🤖 AI Summary
Behavioral cloning in robotic manipulation is prone to error accumulation and distribution shift, hindering its robust deployment in industrial settings. This work proposes a plug-and-play residual reinforcement learning fine-tuning framework that learns a residual policy on top of vision-language-action (VLA) model outputs, augmented with a human-in-the-loop mechanism to enable online correction of suboptimal actions and safe, efficient exploration. The approach introduces the first model-agnostic residual fine-tuning architecture, compatible with diverse VLA models, and achieves an average task success rate exceeding 95% after only 1.5 hours of real-robot online training. This significantly enhances the real-world deployability of behavioral cloning policies while maintaining compatibility with existing foundation models.
📝 Abstract
Recent advancements in generative imitation learning have significantly propelled the field of robotic manipulation. However, the majority of existing models rely heavily on Behavior Cloning (BC), a paradigm that suffers from compounding errors and distributional shift. Consequently, the efficacy of these models in practical industrial deployments remains limited. To address these challenges, we introduce a novel, plug-and-play fine-tuning pipeline designed to facilitate the robust deployment of Vision-Language-Action (VLA) models in real-world environments. In contrast to contemporary reinforcement learning (RL) fine-tuning strategies, which are often constrained by specific model architectures, our proposed framework is model-agnostic and adaptable to a diverse range of VLA models. We conceptualize VLA-generated actions as a unified interface, upon which we train a residual policy. This policy is designed to rectify suboptimal actions and address the distributional shift inherent in imitation learning.
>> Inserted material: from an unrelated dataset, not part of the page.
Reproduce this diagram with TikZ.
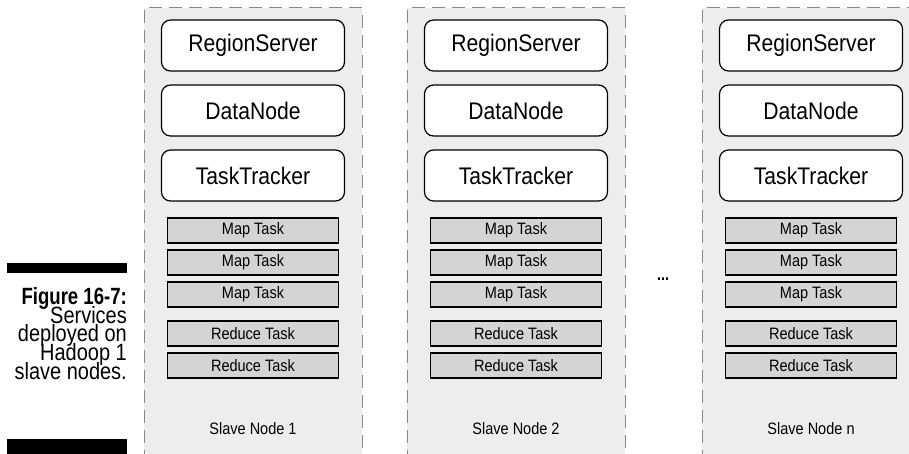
\documentclass[tikz,border=0pt]{standalone}
\usepackage{fontspec}
\setmainfont{Liberation Sans}[FakeStretch=0.88,BoldFeatures={FakeStretch=0.8}]
\newfontfamily\captionfont{Liberation Sans}[FakeStretch=0.85,BoldFeatures={FakeStretch=0.79}]
\newcommand\captionsize{\captionfont\fontsize{23.5}{18.8}\selectfont\lineskiplimit=-20pt\relax}
\usepackage{xcolor}
\usepackage{tikz}
\usetikzlibrary{positioning,calc}
\definecolor{slaveGray}{RGB}{237,237,237}
\definecolor{taskGray}{RGB}{212,212,212}
\definecolor{borderGray}{RGB}{136,136,136}

\begin{document}
\begin{tikzpicture}[x=1pt,y=-1pt,align=center]
    \tikzset{
        slavenode/.style={
            draw=borderGray,
            fill=slaveGray,
            line width=1pt,
            dash pattern=on 13pt off 7pt,
            minimum width=218pt,
            minimum height=462pt,
            inner sep=0pt
        },
        service/.style={
            draw,
            fill=white,
            line width=1.2pt,
            rounded corners=9pt,
            minimum width=183pt,
            minimum height=51pt,
            inner sep=0pt,
            font=\fontsize{24}{28}\selectfont
        },
        task/.style={
            draw,
            fill=taskGray,
            line width=1.2pt,
            minimum width=171pt,
            minimum height=25pt,
            inner sep=0pt,
            font=\fontsize{16.5}{19}\selectfont
        },
        slavelabel/.style={
            inner sep=0pt,
            font=\fontsize{16.5}{19}\selectfont
        }
    }
    \clip (0,0) rectangle (909,454);

    % Caption
    \node[fill=black,minimum width=120pt,minimum height=10pt,inner sep=0pt] (bar_T) at (67,268) {};
    \node[fill=black,minimum width=120pt,minimum height=20pt,inner sep=0pt] (bar_B) at (67,449) {};
    \node[anchor=north east,align=right,inner sep=0pt,font=\captionsize] (caption) at (127,287)
        {\textbf{Figure 16-7:}\\Services\\deployed on\\Hadoop 1\\slave nodes.};

    % Slave Node 1
    \node[slavenode] (N1) at (253,239) {};
    \node[service] (N1_RS) at (253,45.5) {RegionServer};
    \node[service] (N1_DN) at (253,110.5) {DataNode};
    \node[service] (N1_TT) at (253,175.5) {TaskTracker};
    \node[task] (N1_M1) at (253,230.5) {Map Task};
    \node[task] (N1_M2) at (253,262.5) {Map Task};
    \node[task] (N1_M3) at (253,294.5) {Map Task};
    \node[task] (N1_R1) at (253,333.5) {Reduce Task};
    \node[task] (N1_R2) at (253,365.5) {Reduce Task};
    \node[slavelabel] (N1_label) at (253,429) {Slave Node 1};

    % Slave Node 2
    \node[slavenode] (N2) at (516,239) {};
    \node[service] (N2_RS) at (516,45.5) {RegionServer};
    \node[service] (N2_DN) at (516,110.5) {DataNode};
    \node[service] (N2_TT) at (516,175.5) {TaskTracker};
    \node[task] (N2_M1) at (516,230.5) {Map Task};
    \node[task] (N2_M2) at (516,262.5) {Map Task};
    \node[task] (N2_M3) at (516,294.5) {Map Task};
    \node[task] (N2_R1) at (516,333.5) {Reduce Task};
    \node[task] (N2_R2) at (516,365.5) {Reduce Task};
    \node[slavelabel] (N2_label) at (516,429) {Slave Node 2};

    % dots
    \node[anchor=base,inner sep=0pt,font=\fontsize{18}{19}\selectfont\bfseries] (dots) at (663,280) {...};

    % Slave Node n
    \node[slavenode] (Nn) at (811,239) {};
    \node[service] (Nn_RS) at (811,45.5) {RegionServer};
    \node[service] (Nn_DN) at (811,110.5) {DataNode};
    \node[service] (Nn_TT) at (811,175.5) {TaskTracker};
    \node[task] (Nn_M1) at (811,230.5) {Map Task};
    \node[task] (Nn_M2) at (811,262.5) {Map Task};
    \node[task] (Nn_M3) at (811,294.5) {Map Task};
    \node[task] (Nn_R1) at (811,333.5) {Reduce Task};
    \node[task] (Nn_R2) at (811,365.5) {Reduce Task};
    \node[slavelabel] (Nn_label) at (811,429) {Slave Node n};
\end{tikzpicture}
\end{document}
Additionally, we incorporate human-in-the-loop guidance to ensure safe exploration and maximize training efficiency. We conduct experiments directly in real-world robotic settings. The results demonstrate that within only 1.5 hour of real-world online RL training, the average success rate exceeds 95% on real robots. Our work presents a practical solution for deploying behavior cloning models in industrial scenarios.